There have been many publicised court disputes between syndicate members that could have been avoided if the agreement between the members had been reduced to writing.
Recently in March 2013, it emerged that members of a UK syndicate comprising 16 colleagues won GBP £1,000,000 in the Euromillions draw. A dispute arose in relation to three members who did not contribute to the purchase price of the winning ticket. History does not relate whether the remaining members of the syndicate covered the cost of the non-contributors’ share of the ticket purchase. Notwithstanding this, the three colleagues in question argued that they were entitled to a share of the prize money.
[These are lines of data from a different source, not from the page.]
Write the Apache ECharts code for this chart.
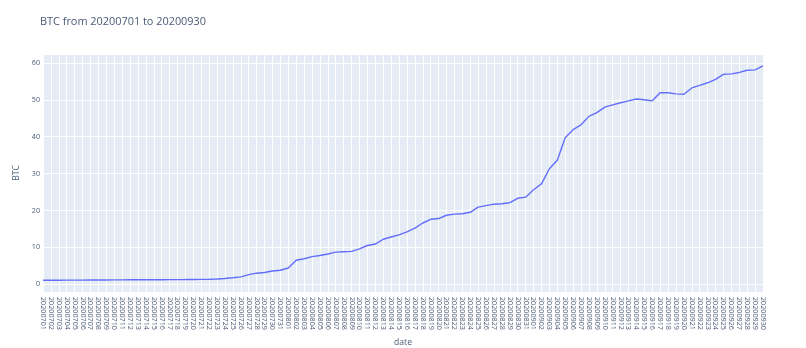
<!DOCTYPE html>
<html>
<head>
<meta charset="utf-8">
<script src="https://cdn.jsdelivr.net/npm/echarts@6/dist/echarts.min.js"></script>
<style>
html,body{margin:0;padding:0;background:#fff;}
#chart{width:806px;height:348px;}
</style>
</head>
<body>
<div id="chart"></div>
<script>
const titleText = "BTC from 20200701 to 20200930";
const xName = "date";
const yName = "BTC";
const dates = [
"20200701","20200702","20200703","20200704","20200705","20200706","20200707","20200708","20200709","20200710",
"20200711","20200712","20200713","20200714","20200715","20200716","20200717","20200718","20200719","20200720",
"20200721","20200722","20200723","20200724","20200725","20200726","20200727","20200728","20200729","20200730",
"20200731","20200801","20200802","20200803","20200804","20200805","20200806","20200807","20200808","20200809",
"20200810","20200811","20200812","20200813","20200814","20200815","20200816","20200817","20200818","20200819",
"20200820","20200821","20200822","20200823","20200824","20200825","20200826","20200827","20200828","20200829",
"20200830","20200831","20200901","20200902","20200903","20200904","20200905","20200906","20200907","20200908",
"20200909","20200910","20200911","20200912","20200913","20200914","20200915","20200916","20200917","20200918",
"20200919","20200920","20200921","20200922","20200923","20200924","20200925","20200926","20200927","20200928",
"20200929","20200930"
];
const btc = [
1.08,1.09,1.10,1.11,1.12,1.13,1.14,1.15,1.17,1.18,
1.19,1.20,1.21,1.22,1.23,1.24,1.25,1.26,1.27,1.29,
1.32,1.36,1.42,1.55,1.75,2.0,2.6,3.0,3.2,3.6,
3.8,4.4,6.5,6.9,7.5,7.8,8.2,8.7,8.8,8.9,
9.6,10.5,10.9,12.2,12.8,13.4,14.2,15.2,16.6,17.6,
17.8,18.7,19.0,19.1,19.5,20.9,21.3,21.7,21.8,22.1,
23.3,23.6,25.6,27.2,31.3,33.6,39.7,41.9,43.2,45.5,
46.5,48.0,48.6,49.2,49.7,50.2,50.0,49.7,51.9,51.9,
51.6,51.5,53.2,53.9,54.6,55.5,56.9,57.0,57.4,58.0,
58.1,59.2
];
const yMin = -2.1;
const yMax = 62.4;

const txt = '#4a5b77';
const font = '"Open Sans", "DejaVu Sans", sans-serif';
const chart = echarts.init(document.getElementById('chart'), null, {renderer: 'canvas'});
chart.setOption({
  animation: false,
  backgroundColor: '#ffffff',
  title: {
    text: titleText,
    left: 40, top: 16, padding: 0,
    textStyle: {color: txt, fontSize: 10.9, fontWeight: 'normal', fontFamily: font}
  },
  grid: {left: 43, right: 43, top: 54, bottom: 56, containLabel: false, outerBoundsMode: 'none',
    show: true, backgroundColor: '#E5ECF6', borderWidth: 0},
  xAxis: {
    type: 'category',
    data: dates,
    boundaryGap: false,
    name: xName,
    nameLocation: 'middle',
    nameGap: 44,
    nameTextStyle: {color: txt, fontSize: 8.6, fontFamily: font},
    axisLine: {show: false},
    axisTick: {show: false},
    axisLabel: {interval: 0, rotate: -90, color: txt, fontSize: 7.2, fontFamily: font, margin: 5},
    splitLine: {show: true, interval: 0, lineStyle: {color: '#ffffff', width: 1}}
  },
  yAxis: {
    type: 'value',
    min: yMin,
    max: yMax,
    splitNumber: 6,
    name: yName,
    nameLocation: 'middle',
    nameGap: 20,
    nameTextStyle: {color: txt, fontSize: 8.6, fontFamily: font},
    axisLine: {show: false},
    axisTick: {show: false},
    axisLabel: {color: txt, fontSize: 7.2, fontFamily: font, margin: 3, showMinLabel: false, showMaxLabel: false},
    splitLine: {show: true, lineStyle: {color: '#ffffff', width: 1}}
  },
  series: [{
    type: 'line',
    data: btc,
    showSymbol: false,
    symbol: 'none',
    lineStyle: {color: '#636efa', width: 1.4},
    itemStyle: {color: '#636efa'}
  }]
});
</script>
</body>
</html>
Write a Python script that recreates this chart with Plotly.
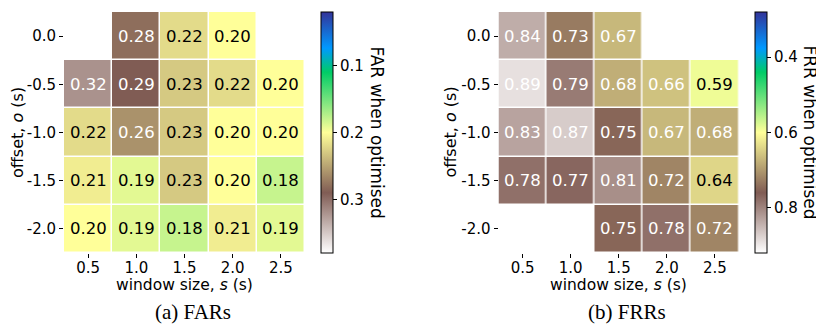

Generally, lotto syndicate agreements provide for what happens when a member fails to contribute to a draw entered into on behalf of the syndicate. A well drafted syndicate agreement should provide that failure by a member to contribute to the purchase price of a ticket for a certain number of consecutive draws would disentitle that member to a share of a syndicate’s win in any draw subsequent to the stipulated number of draws to which the member did not contribute. The question also arises as to whether or not the member’s portion was paid for and by whom. If it was paid for by the person who actually purchased the ticket, does this mean that they are also entitled to what would have been the non-contributing member’s share? There was no written lotto syndicate agreement between the members in this case however and a much publicised dispute ensued amongst the syndicate members.
The 16 individuals concerned all worked in the Driver and Vehicle Licensing Agency in Swansea where there were over 5,000 staff. Senior Officials of the DVLA were engaged to resolve the dispute and there was major disruption of business as a result. It was alleged that at one stage there was an altercation between a number of the syndicate member workers and that security had to be called to diffuse the tension.
It appears that the DVLA dispute may have been resolved but as the workers in question signed a confidentiality agreement, the exact outcome is unclear. What is clear however is that the absence of a well drafted agreement resulted in very serious disruption to the business of the DVLA with inevitable knock-on cost.
As will be seen from the foregoing example, in order to ensure the seamless and immediate payment of tax-free lotto winnings to syndicate members a formal agreement setting out all of the essential terms should be put in place and signed by all syndicate participants. Such an agreement should include the following terms:-
- The date of the agreement;
- The appointed manager’s name – the appointed manager is responsible for creating and maintaining the syndicate agreement, collecting funds from each player, keeping a record of payments, purchasing tickets, storing the tickets safely, checking the tickets to see if the syndicate has won and dividing the winnings amongst the members;
- The names of the members of the group;
- The games and numbers to be played;
- Which draws will be entered i.e. the National Lottery on Wednesday, Saturday or one or both of the twice-weekly Euromillions draws or some other games;
- How much each member will pay per draw and when and how payment is to be made;
- Clarification that there is no “ownership” by a member of any particular line of numbers;
- How winnings will be split (for example, the manager may be entitled to an extra bonus by way of reward for assuming the responsibility of this role);
- What happens if a member fails to pay their contribution at any time;
- If the group has a big win, whether the members will agree to publicity or not;
- The agreement must be signed and dated by each member of the group and should be witnessed by, I suggest, a solicitor. Copies should be given to each member and the original kept in a safe place.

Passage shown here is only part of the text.